Whenever you see AF that is almost regular, it means that there is a junctional escape, which may be standard or accelerate to a higher speed. This should make you think of digoxin toxicity. The trouble with digoxin toxicity is that the level doesn't necessarily correlate, because if you have low K then you will get toxicity changes even if the level is not that high.
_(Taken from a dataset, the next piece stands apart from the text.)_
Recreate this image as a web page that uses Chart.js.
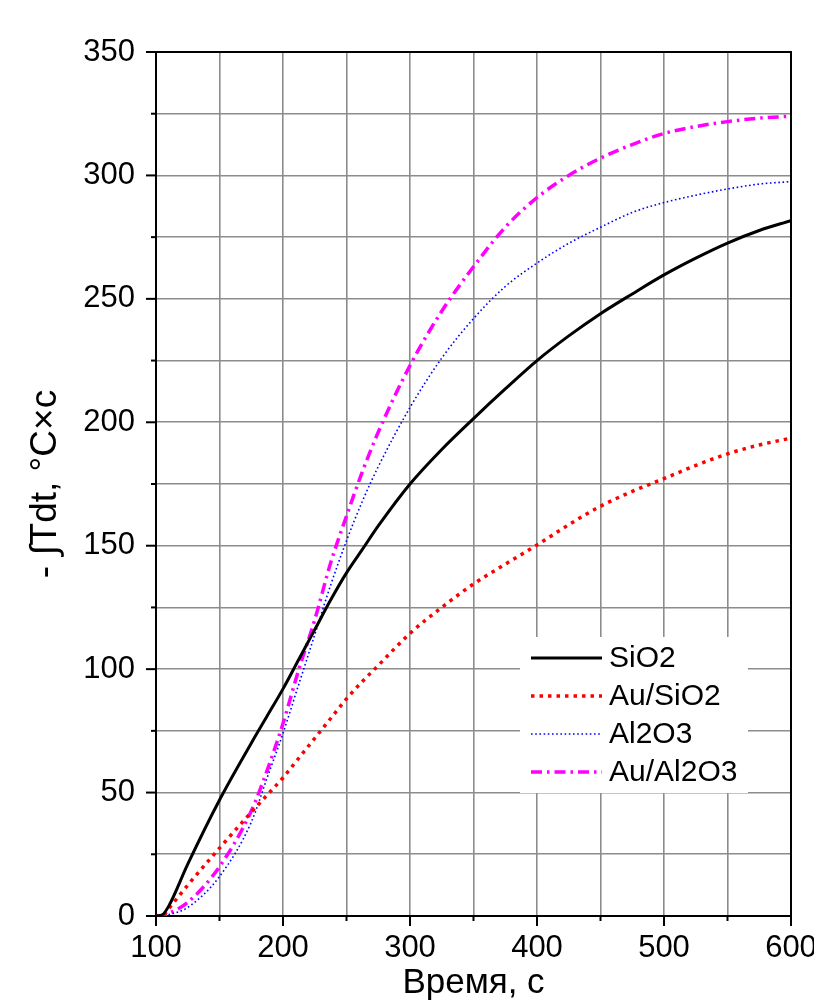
<!DOCTYPE html>
<html>
<head>
<meta charset="utf-8">
<script src="https://cdn.jsdelivr.net/npm/chart.js@4.4.1/dist/chart.umd.min.js"></script>
<style>
  html, body { margin: 0; padding: 0; background: #fff; }
  #wrap { width: 814px; height: 1002px; }
</style>
</head>
<body>
<div id="wrap"><canvas id="chart" width="814" height="1002"></canvas></div>
<script>
// время, с
const timeSec = [100, 105, 110, 125, 150, 175, 187.5, 200, 212.5, 225, 237.5, 250, 262.5, 275, 300, 325, 350, 375, 400, 425, 450, 475, 500, 525, 550, 575, 600];

// -∫Tdt для каждого образца
const sio2    = [0, 0.5, 4, 21, 47, 70, 81, 92, 104, 116, 128, 139, 148.5, 158, 175, 189, 201.5, 213.5, 225, 235, 244, 252, 259.7, 266.5, 272.6, 277.7, 281.7];
const auSio2  = [0, 0, 3, 12.5, 27.5, 42, 49, 56, 64, 72, 80, 88, 95, 101.5, 114.5, 125, 134.5, 142.5, 150.3, 158.5, 166, 172, 177.2, 182.5, 187.2, 190.8, 193.6];
const al2o3   = [0, 0, 0.5, 3.5, 16, 38, 56, 74, 94, 114, 134, 152, 168, 182, 206, 226, 242, 255, 264.5, 272.5, 279, 285, 289, 292, 294.5, 296.5, 297.5];
const auAl2o3 = [0, 0, 1, 5.5, 20, 42.5, 59, 78, 100, 120, 143, 162, 180, 196, 223, 245, 263, 279, 291, 300, 307, 312.5, 317, 319.8, 321.8, 323.2, 324];

const seriesNames = ['SiO2', 'Au/SiO2', 'Al2O3', 'Au/Al2O3'];

const FONT = 'Liberation Sans, Arial, sans-serif';

function toPoints(values) {
    return timeSec.map((t, i) => ({ x: t, y: values[i] }));
}

/**
 * Рамка графика и засечки (большие и малые)
 */
const frameAndTicks = {
    id: 'frameAndTicks',
    beforeDatasetsDraw(chart) {
        const { ctx, chartArea: a, scales: { x, y } } = chart;
        ctx.save();
        ctx.strokeStyle = '#000';
        ctx.lineWidth = 2;
        ctx.strokeRect(a.left, a.top, a.right - a.left, a.bottom - a.top);
        x.ticks.forEach(t => {
            const px = x.getPixelForValue(t.value);
            const len = t.value % 100 === 0 ? 10 : 5;
            ctx.beginPath();
            ctx.moveTo(px, a.bottom);
            ctx.lineTo(px, a.bottom + len);
            ctx.stroke();
        });
        y.ticks.forEach(t => {
            const py = y.getPixelForValue(t.value);
            const len = t.value % 50 === 0 ? 10 : 5;
            ctx.beginPath();
            ctx.moveTo(a.left, py);
            ctx.lineTo(a.left - len, py);
            ctx.stroke();
        });
        ctx.restore();
    }
};

/**
 * Легенда внутри области графика, справа внизу
 */
const boxLegend = {
    id: 'boxLegend',
    afterDatasetsDraw(chart) {
        const { ctx, chartArea: a } = chart;
        const left = a.right - 271;
        const top = a.bottom - 279;
        ctx.save();
        ctx.fillStyle = '#fff';
        ctx.fillRect(left, top, 228, 156);
        chart.data.datasets.forEach((ds, i) => {
            const yy = top + 21 + i * 38;
            ctx.strokeStyle = ds.borderColor;
            ctx.lineWidth = ds.borderWidth;
            ctx.setLineDash(ds.borderDash || []);
            ctx.beginPath();
            ctx.moveTo(left + 11, yy);
            ctx.lineTo(left + 82, yy);
            ctx.stroke();
            ctx.setLineDash([]);
            ctx.fillStyle = '#000';
            ctx.font = '30px ' + FONT;
            ctx.textBaseline = 'middle';
            ctx.textAlign = 'left';
            ctx.fillText(ds.label, left + 89, yy + 1);
        });
        ctx.restore();
    }
};

const ctx = document.getElementById('chart');
new Chart(ctx, {
    type: 'line',
    data: {
        datasets: [
            { label: seriesNames[0], data: toPoints(sio2), borderColor: '#000000', borderWidth: 3 },
            { label: seriesNames[1], data: toPoints(auSio2), borderColor: '#ff0000', borderWidth: 3.5, borderDash: [3.5, 5] },
            { label: seriesNames[2], data: toPoints(al2o3), borderColor: '#0000ff', borderWidth: 1.6, borderDash: [1.6, 2.6] },
            { label: seriesNames[3], data: toPoints(auAl2o3), borderColor: '#ff00ff', borderWidth: 3.5, borderDash: [11, 5, 2.5, 5] }
        ]
    },
    options: {
        responsive: false,
        animation: false,
        layout: { autoPadding: false, padding: { top: 52, right: 23, left: 0, bottom: 0 } },
        elements: {
            point: { radius: 0 },
            line: { cubicInterpolationMode: 'monotone', fill: false }
        },
        plugins: {
            legend: { display: false },
            tooltip: { enabled: false }
        },
        scales: {
            x: {
                type: 'linear',
                min: 100,
                max: 600,
                afterFit(scale) {
                    scale.height = 86;
                    // подпись 600 обрезается краем, как в оригинале
                    scale.paddingLeft = 0;
                    scale.paddingRight = 0;
                },
                grid: { color: '#8c8c8c', lineWidth: 1.6, drawTicks: false },
                border: { display: false },
                ticks: {
                    stepSize: 50,
                    padding: 14,
                    color: '#000',
                    font: { family: FONT, size: 31 },
                    maxRotation: 0,
                    autoSkip: false,
                    callback: v => (v % 100 === 0 ? v : '')
                },
                title: {
                    display: true,
                    text: 'Время, с',
                    color: '#000',
                    font: { family: FONT, size: 35 },
                    padding: { top: 0, bottom: -2 }
                }
            },
            y: {
                type: 'linear',
                min: 0,
                max: 350,
                afterFit(scale) {
                    scale.width = 156;
                    scale.paddingTop = 0;
                    scale.paddingBottom = 0;
                },
                grid: { color: '#8c8c8c', lineWidth: 1.6, drawTicks: false },
                border: { display: false },
                ticks: {
                    stepSize: 25,
                    padding: 21,
                    color: '#000',
                    font: { family: FONT, size: 31 },
                    autoSkip: false,
                    callback: v => (v % 50 === 0 ? v : '')
                },
                title: {
                    display: true,
                    text: '- ∫Tdt, °C×c',
                    color: '#000',
                    font: { family: FONT, size: 37 },
                    padding: { top: 24, bottom: 0 }
                }
            }
        }
    },
    plugins: [frameAndTicks, boxLegend]
});
</script>
</body>
</html>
So, need to keep people on digoxin, at a normal K level.

Differentiating aberrantly conducted SVT from VT

It's VT if see:
- sinus capture
- fusion
- wiiiide QRS
- V-A conduction (aka AV dissociation)

Also, if the pre-tachycardia QRS complex is narrow then you can use the following criteria, depending upon whether you see a RBBB or LBBB:

RBBB: "ladders"
- LAD
- R>S in V1,
- S>R in V6

...this kind of VT is the one that occurs in structurally normal hearts and is precipitated by exercise.

LBBB: "Q6R1"
- Q6, R1>40msec duration and 70msec from onset of R wave to nadir of S wave (partially because there has to be notching of the downstroke of this S1)


There is also the Brugada way of doing things: "Brugada's absent RS and long RS rule"
1. Is there any praecordial lead that does not have an RS complex?
If they all have RS complexes, go on to:
2. Measuring the distance from the onset of that R to the nadir of the S - if it is >100msec, it's VT.

Torsade de pointes

The problem is not torsade, because torsade is a self-limiting episode of tachycardia...the problem is that it can degenerate to VF.

It is caused by a long-short cycle, the "long" bit occurring because of a VPB that causes a pause.

In the long QT syndrome, patients have slow hearts with a propensity to ectopics from after-depolarizations...therefore get a loooong pause. So, the treatment is to speed up their heart.

NB: "early after depolarizations are depolarizations that interrupt phases 2 and 3. They occur because too many calcium or sodium channels are still open. Delayed AD's are depols that interrupt phase 4 and are due to too much calcium being in the cell cytosol in phase 4.